> [DO THIS]:
Both the line containing "Write a Python" and the line containing "import plotly.graph_objects as go" are part of the range to copy, along with every line between them. Copy it exactly and leave out the pictures.

> [RECORDS FOR THE EXERCISE]:
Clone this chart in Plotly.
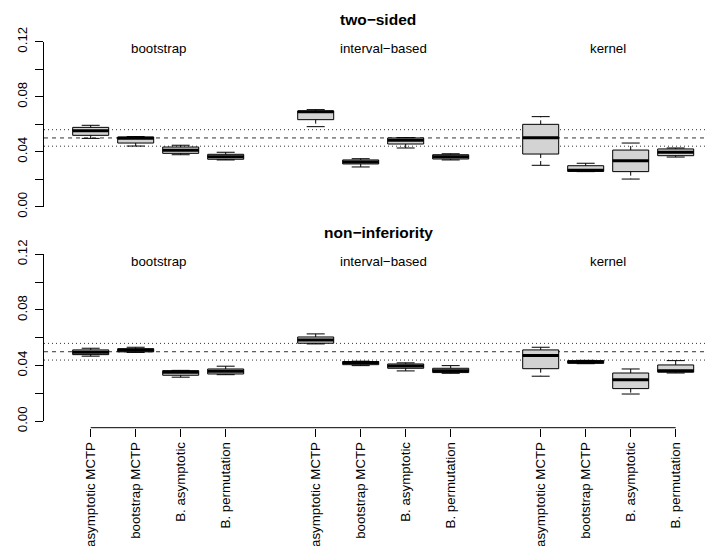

* * *

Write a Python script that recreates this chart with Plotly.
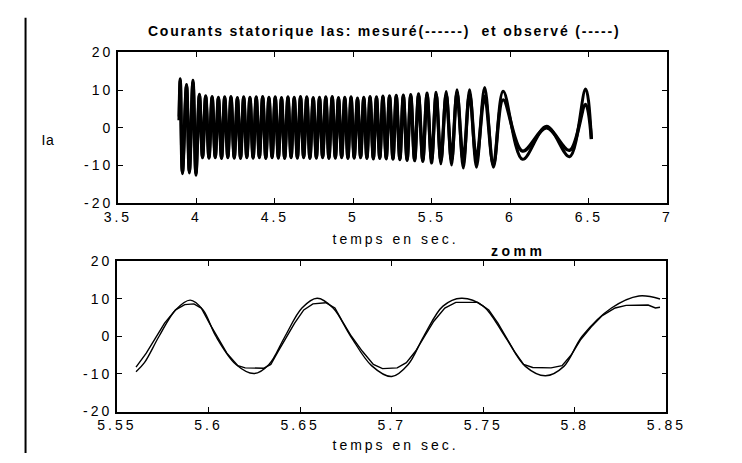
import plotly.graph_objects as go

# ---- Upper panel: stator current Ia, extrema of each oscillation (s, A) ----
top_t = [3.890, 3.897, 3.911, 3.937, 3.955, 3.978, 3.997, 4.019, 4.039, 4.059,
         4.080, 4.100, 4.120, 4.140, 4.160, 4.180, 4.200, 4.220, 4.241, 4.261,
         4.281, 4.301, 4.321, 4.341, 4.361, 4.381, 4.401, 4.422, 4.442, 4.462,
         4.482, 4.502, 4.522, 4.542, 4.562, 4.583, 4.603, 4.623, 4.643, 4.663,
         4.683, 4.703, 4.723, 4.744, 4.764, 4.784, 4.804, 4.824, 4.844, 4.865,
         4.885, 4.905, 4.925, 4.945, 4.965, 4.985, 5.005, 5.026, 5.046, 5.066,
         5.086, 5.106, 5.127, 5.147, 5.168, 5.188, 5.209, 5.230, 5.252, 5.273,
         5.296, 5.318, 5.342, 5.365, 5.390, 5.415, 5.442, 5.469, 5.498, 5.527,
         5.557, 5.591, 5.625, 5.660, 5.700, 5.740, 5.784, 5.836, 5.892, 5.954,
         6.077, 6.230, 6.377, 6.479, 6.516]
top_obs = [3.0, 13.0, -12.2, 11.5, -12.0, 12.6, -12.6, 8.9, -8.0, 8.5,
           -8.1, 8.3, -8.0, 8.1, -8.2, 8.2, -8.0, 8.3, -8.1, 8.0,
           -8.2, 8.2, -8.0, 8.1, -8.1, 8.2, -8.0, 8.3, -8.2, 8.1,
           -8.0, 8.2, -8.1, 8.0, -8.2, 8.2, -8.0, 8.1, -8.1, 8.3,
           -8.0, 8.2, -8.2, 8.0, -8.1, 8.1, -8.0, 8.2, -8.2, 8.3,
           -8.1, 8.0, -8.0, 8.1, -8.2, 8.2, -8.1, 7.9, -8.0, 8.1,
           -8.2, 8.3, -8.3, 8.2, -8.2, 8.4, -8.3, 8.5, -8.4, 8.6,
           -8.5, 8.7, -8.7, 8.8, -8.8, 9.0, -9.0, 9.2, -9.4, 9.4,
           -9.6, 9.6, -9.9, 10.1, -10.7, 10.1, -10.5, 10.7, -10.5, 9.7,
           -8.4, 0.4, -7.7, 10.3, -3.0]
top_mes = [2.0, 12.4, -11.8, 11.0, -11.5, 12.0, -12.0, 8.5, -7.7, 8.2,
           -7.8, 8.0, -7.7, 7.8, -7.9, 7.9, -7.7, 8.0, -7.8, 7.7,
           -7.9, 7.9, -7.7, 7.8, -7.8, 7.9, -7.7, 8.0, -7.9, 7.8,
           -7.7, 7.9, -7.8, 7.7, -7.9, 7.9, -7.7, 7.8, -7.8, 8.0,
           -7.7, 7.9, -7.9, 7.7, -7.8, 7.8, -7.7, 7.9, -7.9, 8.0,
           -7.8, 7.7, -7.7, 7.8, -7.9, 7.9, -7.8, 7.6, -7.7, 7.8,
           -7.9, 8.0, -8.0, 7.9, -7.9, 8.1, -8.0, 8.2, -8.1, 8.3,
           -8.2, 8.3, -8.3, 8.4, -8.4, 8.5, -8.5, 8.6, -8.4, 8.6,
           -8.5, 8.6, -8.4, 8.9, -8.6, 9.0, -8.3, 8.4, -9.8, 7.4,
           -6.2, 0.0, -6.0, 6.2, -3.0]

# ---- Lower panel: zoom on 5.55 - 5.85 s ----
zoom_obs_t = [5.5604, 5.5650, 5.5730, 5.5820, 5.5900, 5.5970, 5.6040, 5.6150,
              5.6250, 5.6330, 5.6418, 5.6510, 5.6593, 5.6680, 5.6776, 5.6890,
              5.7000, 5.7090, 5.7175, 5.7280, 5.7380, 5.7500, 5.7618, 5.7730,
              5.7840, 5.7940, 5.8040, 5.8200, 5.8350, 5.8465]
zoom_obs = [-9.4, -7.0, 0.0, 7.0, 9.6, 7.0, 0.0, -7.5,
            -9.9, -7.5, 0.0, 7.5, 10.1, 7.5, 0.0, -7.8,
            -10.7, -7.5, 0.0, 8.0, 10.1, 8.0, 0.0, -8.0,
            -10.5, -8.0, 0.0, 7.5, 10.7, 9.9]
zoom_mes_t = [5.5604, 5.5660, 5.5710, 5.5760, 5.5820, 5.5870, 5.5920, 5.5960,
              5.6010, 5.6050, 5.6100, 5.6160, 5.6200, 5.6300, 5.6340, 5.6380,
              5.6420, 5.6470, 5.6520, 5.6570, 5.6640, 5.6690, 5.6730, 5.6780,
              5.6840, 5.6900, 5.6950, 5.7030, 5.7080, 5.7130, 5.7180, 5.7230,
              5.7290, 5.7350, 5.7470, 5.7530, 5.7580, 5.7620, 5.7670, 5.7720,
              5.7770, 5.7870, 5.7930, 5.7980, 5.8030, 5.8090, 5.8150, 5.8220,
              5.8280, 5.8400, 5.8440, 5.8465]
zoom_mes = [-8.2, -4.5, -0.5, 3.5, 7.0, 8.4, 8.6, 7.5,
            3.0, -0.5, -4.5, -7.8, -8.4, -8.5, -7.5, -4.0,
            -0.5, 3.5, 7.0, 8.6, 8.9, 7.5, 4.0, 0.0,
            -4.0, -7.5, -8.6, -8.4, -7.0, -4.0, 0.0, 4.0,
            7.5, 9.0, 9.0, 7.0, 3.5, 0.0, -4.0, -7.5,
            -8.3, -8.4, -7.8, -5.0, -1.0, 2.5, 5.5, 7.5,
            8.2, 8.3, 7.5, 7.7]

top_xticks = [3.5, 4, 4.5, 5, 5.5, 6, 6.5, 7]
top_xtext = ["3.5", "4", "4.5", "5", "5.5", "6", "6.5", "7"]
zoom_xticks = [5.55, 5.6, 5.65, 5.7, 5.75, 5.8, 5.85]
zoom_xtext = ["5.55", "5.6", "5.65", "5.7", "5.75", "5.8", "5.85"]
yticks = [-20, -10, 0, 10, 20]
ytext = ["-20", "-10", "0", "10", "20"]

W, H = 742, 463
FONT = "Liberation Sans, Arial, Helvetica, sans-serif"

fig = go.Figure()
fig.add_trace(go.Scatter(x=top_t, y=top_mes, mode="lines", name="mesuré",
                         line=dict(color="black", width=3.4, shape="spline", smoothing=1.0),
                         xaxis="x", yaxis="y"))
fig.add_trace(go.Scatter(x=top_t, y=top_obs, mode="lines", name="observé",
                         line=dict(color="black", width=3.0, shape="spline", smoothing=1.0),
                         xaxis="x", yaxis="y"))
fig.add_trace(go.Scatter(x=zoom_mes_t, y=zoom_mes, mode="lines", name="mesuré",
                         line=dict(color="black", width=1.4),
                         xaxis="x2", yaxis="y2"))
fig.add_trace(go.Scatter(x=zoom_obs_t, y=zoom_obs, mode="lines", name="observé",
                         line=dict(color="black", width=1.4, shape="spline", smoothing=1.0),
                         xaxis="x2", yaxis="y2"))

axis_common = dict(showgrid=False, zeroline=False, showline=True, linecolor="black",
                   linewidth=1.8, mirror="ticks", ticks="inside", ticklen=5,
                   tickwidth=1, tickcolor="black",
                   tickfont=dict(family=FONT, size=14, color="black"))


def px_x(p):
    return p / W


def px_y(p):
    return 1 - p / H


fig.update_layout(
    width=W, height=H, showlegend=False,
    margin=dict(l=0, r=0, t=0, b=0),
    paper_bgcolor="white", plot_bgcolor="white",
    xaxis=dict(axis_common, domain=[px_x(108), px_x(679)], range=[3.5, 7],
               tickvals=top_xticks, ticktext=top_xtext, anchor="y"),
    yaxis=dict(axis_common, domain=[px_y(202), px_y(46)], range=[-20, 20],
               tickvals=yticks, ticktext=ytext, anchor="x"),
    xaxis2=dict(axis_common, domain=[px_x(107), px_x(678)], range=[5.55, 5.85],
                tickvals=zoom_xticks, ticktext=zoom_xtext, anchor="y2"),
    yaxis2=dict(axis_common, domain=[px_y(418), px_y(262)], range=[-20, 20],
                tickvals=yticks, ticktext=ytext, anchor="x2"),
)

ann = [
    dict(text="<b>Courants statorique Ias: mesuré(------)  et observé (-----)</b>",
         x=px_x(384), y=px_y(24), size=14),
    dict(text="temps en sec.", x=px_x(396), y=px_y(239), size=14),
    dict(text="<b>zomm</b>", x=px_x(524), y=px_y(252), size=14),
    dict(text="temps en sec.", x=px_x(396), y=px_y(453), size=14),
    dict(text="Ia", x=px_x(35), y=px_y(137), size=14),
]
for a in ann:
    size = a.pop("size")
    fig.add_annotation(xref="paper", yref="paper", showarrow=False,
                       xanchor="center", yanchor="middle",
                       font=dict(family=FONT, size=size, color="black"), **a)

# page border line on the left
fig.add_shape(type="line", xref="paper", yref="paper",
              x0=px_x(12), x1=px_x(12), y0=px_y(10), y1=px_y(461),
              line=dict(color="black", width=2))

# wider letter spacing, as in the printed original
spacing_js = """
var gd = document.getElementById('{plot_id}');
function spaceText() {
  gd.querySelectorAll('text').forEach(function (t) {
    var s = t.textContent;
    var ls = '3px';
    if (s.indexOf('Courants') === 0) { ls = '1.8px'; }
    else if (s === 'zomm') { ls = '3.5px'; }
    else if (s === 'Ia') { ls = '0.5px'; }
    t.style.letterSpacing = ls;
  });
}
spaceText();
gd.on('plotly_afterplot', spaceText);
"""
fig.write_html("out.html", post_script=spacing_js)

> [EXERCISE OUTPUT]:
Write a Python script that recreates this chart with Plotly.
import plotly.graph_objects as go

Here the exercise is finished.